## Job
Copy out the listing that follows, exact in every word, and skip the images.

↓

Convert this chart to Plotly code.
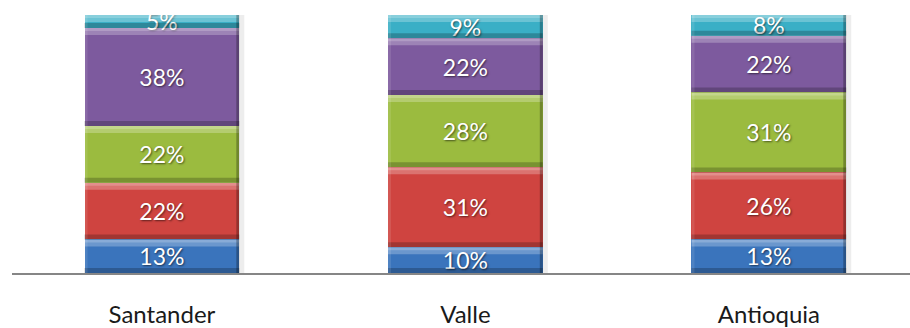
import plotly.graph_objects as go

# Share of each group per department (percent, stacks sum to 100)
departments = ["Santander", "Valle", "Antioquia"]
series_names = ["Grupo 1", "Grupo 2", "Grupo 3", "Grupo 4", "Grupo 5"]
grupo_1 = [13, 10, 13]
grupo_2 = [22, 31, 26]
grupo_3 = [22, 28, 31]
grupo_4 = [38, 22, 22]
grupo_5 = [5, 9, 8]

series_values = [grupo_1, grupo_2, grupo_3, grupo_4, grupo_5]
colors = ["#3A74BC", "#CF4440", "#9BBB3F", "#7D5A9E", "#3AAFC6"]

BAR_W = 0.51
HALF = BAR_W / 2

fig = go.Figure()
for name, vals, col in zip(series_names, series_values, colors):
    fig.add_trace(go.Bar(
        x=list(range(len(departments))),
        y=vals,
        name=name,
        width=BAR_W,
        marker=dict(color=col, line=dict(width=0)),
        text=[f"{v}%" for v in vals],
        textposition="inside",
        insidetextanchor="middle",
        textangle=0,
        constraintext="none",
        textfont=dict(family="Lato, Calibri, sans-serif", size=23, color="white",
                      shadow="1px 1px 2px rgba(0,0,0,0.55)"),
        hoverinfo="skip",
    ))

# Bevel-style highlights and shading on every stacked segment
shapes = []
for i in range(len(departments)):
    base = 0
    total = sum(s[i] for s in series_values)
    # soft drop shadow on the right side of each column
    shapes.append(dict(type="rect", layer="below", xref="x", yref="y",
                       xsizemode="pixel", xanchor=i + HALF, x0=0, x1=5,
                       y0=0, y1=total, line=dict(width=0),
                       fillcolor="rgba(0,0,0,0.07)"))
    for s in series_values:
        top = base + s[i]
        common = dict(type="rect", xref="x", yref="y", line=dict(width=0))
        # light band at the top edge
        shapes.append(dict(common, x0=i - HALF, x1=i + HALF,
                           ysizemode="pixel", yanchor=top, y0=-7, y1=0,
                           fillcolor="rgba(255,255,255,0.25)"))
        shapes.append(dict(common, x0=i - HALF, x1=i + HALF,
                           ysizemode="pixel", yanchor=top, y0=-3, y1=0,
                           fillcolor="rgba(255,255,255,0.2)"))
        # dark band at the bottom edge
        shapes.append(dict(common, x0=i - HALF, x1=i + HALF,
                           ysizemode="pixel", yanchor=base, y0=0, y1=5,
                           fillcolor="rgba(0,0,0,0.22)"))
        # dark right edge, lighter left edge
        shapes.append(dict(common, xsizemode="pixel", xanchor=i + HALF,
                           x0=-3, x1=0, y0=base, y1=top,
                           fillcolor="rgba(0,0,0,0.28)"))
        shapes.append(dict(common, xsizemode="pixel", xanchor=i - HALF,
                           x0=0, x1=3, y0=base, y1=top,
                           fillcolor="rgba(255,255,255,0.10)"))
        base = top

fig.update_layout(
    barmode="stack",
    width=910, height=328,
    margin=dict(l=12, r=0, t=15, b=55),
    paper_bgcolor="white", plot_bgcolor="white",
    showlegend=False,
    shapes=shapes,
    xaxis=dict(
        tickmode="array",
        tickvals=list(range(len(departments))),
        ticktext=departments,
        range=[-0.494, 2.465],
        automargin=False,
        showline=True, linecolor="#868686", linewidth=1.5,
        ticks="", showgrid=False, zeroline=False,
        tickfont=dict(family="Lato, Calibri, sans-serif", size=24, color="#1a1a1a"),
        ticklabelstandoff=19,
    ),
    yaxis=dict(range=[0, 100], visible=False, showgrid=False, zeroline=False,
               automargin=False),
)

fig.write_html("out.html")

↑

## Reply
Convert this chart to Plotly code.
import plotly.graph_objects as go

# Share of each group per department (percent, stacks sum to 100)
departments = ["Santander", "Valle", "Antioquia"]
series_names = ["Grupo 1", "Grupo 2", "Grupo 3", "Grupo 4", "Grupo 5"]
grupo_1 = [13, 10, 13]
grupo_2 = [22, 31, 26]
grupo_3 = [22, 28, 31]
grupo_4 = [38, 22, 22]
grupo_5 = [5, 9, 8]

series_values = [grupo_1, grupo_2, grupo_3, grupo_4, grupo_5]
colors = ["#3A74BC", "#CF4440", "#9BBB3F", "#7D5A9E", "#3AAFC6"]

BAR_W = 0.51
HALF = BAR_W / 2

fig = go.Figure()
for name, vals, col in zip(series_names, series_values, colors):
    fig.add_trace(go.Bar(
        x=list(range(len(departments))),
        y=vals,
        name=name,
        width=BAR_W,
        marker=dict(color=col, line=dict(width=0)),
        text=[f"{v}%" for v in vals],
        textposition="inside",
        insidetextanchor="middle",
        textangle=0,
        constraintext="none",
        textfont=dict(family="Lato, Calibri, sans-serif", size=23, color="white",
                      shadow="1px 1px 2px rgba(0,0,0,0.55)"),
        hoverinfo="skip",
    ))

# Bevel-style highlights and shading on every stacked segment
shapes = []
for i in range(len(departments)):
    base = 0
    total = sum(s[i] for s in series_values)
    # soft drop shadow on the right side of each column
    shapes.append(dict(type="rect", layer="below", xref="x", yref="y",
                       xsizemode="pixel", xanchor=i + HALF, x0=0, x1=5,
                       y0=0, y1=total, line=dict(width=0),
                       fillcolor="rgba(0,0,0,0.07)"))
    for s in series_values:
        top = base + s[i]
        common = dict(type="rect", xref="x", yref="y", line=dict(width=0))
        # light band at the top edge
        shapes.append(dict(common, x0=i - HALF, x1=i + HALF,
                           ysizemode="pixel", yanchor=top, y0=-7, y1=0,
                           fillcolor="rgba(255,255,255,0.25)"))
        shapes.append(dict(common, x0=i - HALF, x1=i + HALF,
                           ysizemode="pixel", yanchor=top, y0=-3, y1=0,
                           fillcolor="rgba(255,255,255,0.2)"))
        # dark band at the bottom edge
        shapes.append(dict(common, x0=i - HALF, x1=i + HALF,
                           ysizemode="pixel", yanchor=base, y0=0, y1=5,
                           fillcolor="rgba(0,0,0,0.22)"))
        # dark right edge, lighter left edge
        shapes.append(dict(common, xsizemode="pixel", xanchor=i + HALF,
                           x0=-3, x1=0, y0=base, y1=top,
                           fillcolor="rgba(0,0,0,0.28)"))
        shapes.append(dict(common, xsizemode="pixel", xanchor=i - HALF,
                           x0=0, x1=3, y0=base, y1=top,
                           fillcolor="rgba(255,255,255,0.10)"))
        base = top

fig.update_layout(
    barmode="stack",
    width=910, height=328,
    margin=dict(l=12, r=0, t=15, b=55),
    paper_bgcolor="white", plot_bgcolor="white",
    showlegend=False,
    shapes=shapes,
    xaxis=dict(
        tickmode="array",
        tickvals=list(range(len(departments))),
        ticktext=departments,
        range=[-0.494, 2.465],
        automargin=False,
        showline=True, linecolor="#868686", linewidth=1.5,
        ticks="", showgrid=False, zeroline=False,
        tickfont=dict(family="Lato, Calibri, sans-serif", size=24, color="#1a1a1a"),
        ticklabelstandoff=19,
    ),
    yaxis=dict(range=[0, 100], visible=False, showgrid=False, zeroline=False,
               automargin=False),
)

fig.write_html("out.html")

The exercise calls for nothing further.